You've nailed the exact problem. Marriage has become for many people an institution of pragmatism. As such, it was only a matter of time that someone would come up with the idea to financially insure it. Pre-nups are, in my opinion, a tragic sign of the devaluing of the institution from covenant to contract.
Marriage in the sight of God is more than a legal contract. It's not about money. It is a holy covenant. As such, it demands different treatment. That the divorce rate of churchgoers is the same as non-churchgoers is evidence of many things gone wrong with the institution, and one of them is the low view of marriage that has swept our culture. The very idea that one can financially insure marriage is part of the problem.
I think good arguments can be made that having insurance on homes and cars and even one's life is not a sign of worry per se, but about being good stewards to protect investments (in the case of home or auto insurance) or helping to ease the burden of those you love at your death and fulfill to the best that you can long-term financial commitments you made in life (in the case of life insurance).

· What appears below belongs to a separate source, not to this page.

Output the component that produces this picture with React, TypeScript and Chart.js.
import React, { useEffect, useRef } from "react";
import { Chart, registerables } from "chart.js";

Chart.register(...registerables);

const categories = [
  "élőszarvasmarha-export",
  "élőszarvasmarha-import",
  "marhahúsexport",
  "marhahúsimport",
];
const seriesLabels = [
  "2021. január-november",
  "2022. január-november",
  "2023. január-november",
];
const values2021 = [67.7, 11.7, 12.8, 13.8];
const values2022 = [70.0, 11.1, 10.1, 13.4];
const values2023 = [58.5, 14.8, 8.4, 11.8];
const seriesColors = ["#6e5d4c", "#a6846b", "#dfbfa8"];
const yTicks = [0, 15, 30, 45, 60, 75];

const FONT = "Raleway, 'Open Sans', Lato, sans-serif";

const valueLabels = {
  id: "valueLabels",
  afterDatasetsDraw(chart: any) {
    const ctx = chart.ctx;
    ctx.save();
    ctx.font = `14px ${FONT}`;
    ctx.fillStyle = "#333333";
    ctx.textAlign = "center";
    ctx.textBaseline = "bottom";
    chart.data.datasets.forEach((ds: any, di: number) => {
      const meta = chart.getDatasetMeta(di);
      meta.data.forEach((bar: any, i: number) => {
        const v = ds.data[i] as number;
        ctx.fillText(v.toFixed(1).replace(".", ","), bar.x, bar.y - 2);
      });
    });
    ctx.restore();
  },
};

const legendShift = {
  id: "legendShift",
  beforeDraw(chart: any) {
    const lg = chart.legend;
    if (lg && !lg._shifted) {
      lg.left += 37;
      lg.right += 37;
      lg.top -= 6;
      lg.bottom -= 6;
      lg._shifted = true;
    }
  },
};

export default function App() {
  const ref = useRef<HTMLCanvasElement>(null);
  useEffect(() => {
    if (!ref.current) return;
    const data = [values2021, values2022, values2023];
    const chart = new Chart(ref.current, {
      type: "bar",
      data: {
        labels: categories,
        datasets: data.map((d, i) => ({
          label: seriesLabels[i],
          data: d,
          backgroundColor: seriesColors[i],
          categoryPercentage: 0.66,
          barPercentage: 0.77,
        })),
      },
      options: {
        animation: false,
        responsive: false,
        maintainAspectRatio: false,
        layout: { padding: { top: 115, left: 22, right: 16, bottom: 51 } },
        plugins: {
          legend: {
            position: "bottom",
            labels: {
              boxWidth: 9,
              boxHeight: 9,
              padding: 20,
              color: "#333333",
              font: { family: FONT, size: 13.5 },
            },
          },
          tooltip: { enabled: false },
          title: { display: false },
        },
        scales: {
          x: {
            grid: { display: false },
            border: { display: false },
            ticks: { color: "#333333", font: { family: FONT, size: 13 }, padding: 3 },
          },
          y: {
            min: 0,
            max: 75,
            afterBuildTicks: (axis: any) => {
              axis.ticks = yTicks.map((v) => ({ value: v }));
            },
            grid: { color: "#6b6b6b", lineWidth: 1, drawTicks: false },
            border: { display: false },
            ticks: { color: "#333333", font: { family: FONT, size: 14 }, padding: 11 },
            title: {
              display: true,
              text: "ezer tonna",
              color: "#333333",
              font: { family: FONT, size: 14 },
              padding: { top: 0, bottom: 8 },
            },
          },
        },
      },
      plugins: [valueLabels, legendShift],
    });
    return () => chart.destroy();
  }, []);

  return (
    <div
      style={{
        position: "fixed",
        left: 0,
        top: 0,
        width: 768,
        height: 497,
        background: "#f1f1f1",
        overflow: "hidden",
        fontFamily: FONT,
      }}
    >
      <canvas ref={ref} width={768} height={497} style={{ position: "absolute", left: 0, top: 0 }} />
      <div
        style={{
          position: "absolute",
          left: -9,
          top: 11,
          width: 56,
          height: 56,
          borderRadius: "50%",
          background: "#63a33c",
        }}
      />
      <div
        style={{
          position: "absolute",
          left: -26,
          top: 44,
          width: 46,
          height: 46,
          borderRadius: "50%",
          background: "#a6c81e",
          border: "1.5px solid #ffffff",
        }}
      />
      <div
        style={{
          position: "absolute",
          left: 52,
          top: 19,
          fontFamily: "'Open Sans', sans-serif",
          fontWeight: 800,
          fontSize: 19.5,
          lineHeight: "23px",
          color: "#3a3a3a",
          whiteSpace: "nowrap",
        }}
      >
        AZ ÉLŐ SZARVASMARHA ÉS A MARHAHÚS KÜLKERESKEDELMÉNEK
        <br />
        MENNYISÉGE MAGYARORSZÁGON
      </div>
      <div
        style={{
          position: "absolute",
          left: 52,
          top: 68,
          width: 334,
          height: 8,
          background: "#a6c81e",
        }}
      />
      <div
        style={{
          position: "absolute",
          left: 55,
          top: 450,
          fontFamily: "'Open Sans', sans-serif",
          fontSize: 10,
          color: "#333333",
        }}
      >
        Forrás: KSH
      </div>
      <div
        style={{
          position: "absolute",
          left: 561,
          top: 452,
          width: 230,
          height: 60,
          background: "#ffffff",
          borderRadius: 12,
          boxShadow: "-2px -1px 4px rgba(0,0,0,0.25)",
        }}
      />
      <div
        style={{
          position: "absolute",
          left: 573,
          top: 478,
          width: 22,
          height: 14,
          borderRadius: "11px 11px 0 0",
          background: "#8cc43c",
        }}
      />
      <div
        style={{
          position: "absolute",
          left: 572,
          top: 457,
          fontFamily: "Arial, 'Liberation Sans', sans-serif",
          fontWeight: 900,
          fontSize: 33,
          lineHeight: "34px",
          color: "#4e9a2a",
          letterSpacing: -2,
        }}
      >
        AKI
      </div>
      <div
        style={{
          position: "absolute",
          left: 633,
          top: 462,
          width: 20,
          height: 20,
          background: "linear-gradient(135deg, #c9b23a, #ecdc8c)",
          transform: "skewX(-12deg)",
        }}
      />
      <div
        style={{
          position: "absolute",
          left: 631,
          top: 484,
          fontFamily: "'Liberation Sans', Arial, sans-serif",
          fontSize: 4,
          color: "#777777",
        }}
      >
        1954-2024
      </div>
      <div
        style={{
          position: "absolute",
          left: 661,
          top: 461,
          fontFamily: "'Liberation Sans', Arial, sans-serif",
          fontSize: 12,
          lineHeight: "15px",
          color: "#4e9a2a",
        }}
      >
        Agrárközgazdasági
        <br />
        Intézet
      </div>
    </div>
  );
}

Insurance on those items is our modern way of having people "pitch in" to help those in need. For some, those types of insurance policies might be some fruit of ungodly anxiety, but only God knows who that is, and it certainly isn't everyone with an insurance policy.
But I don't put a pre-nup at all in the same category as insurance on material investments. We purchase cars and homes; we don't become one flesh with them. God doesn't hate fender-benders or accidental house damage or even the death of His saints. He does, however, hate divorce. That's the difference.

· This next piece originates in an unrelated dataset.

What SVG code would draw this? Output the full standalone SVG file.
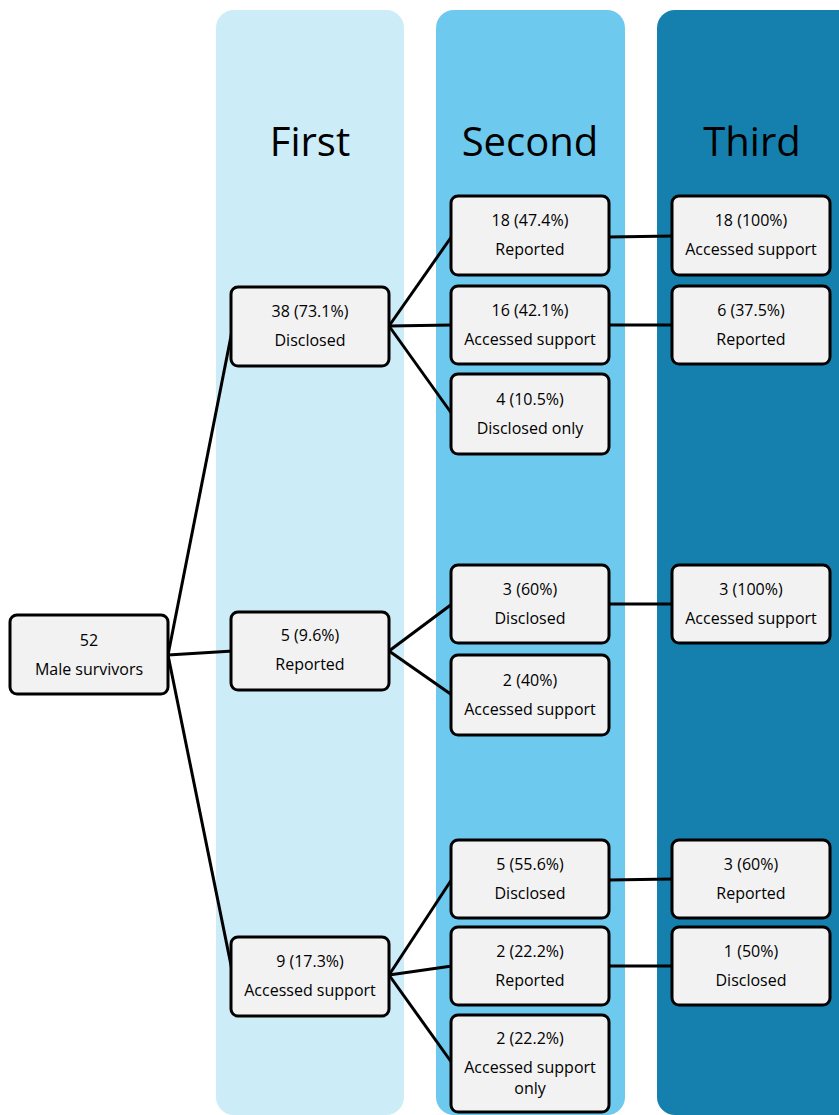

Marriage is in a completely different category of life experience and is rooted in creation itself. Marriage is God's most intimate human-to-human institution, ordained by Him and designed to symbolize the relationship that exists between Christ and His Church. God's view of this institution is high and holy and sacred and for life.
From a practical standpoint, who do you think will take his tightrope walk more seriously and be more committed to its success — the walker with the net or without? Which will give his everything to make it work? It's the one whose future depends upon his getting across the wire who will do everything within his power to make it happen.
There's not a single marriage that makes it for the long haul that doesn't have to fight to get there. Whether Christian marriage or non-Christian marriage, it takes much more effort than anyone imagines when he or she stands before the minister and vows before God and to one another to stay together until death does them part.
To fulfill these heroic vows we make to one another, we need everything within our control working for us, supporting this holy covenant we've made. We need to surround ourselves with people who believe in that sacred commitment. We need to build and live within a culture of lifelong marriage.
The more support a couple removes from that culture, the more difficult they make it for themselves. Pre-nups remove one more reason to fight to make it work. In the same way that loosening divorce restrictions in the 70s and 80s led to a huge surge in the divorce rates, pre-nups do the same.
A pre-nup says, "In marriage I've done nothing more than make a legal contract." For Christ-followers, this is not an option. We must be much more concerned about what divorce does to our hearts and to the heart of God than to our pocketbooks.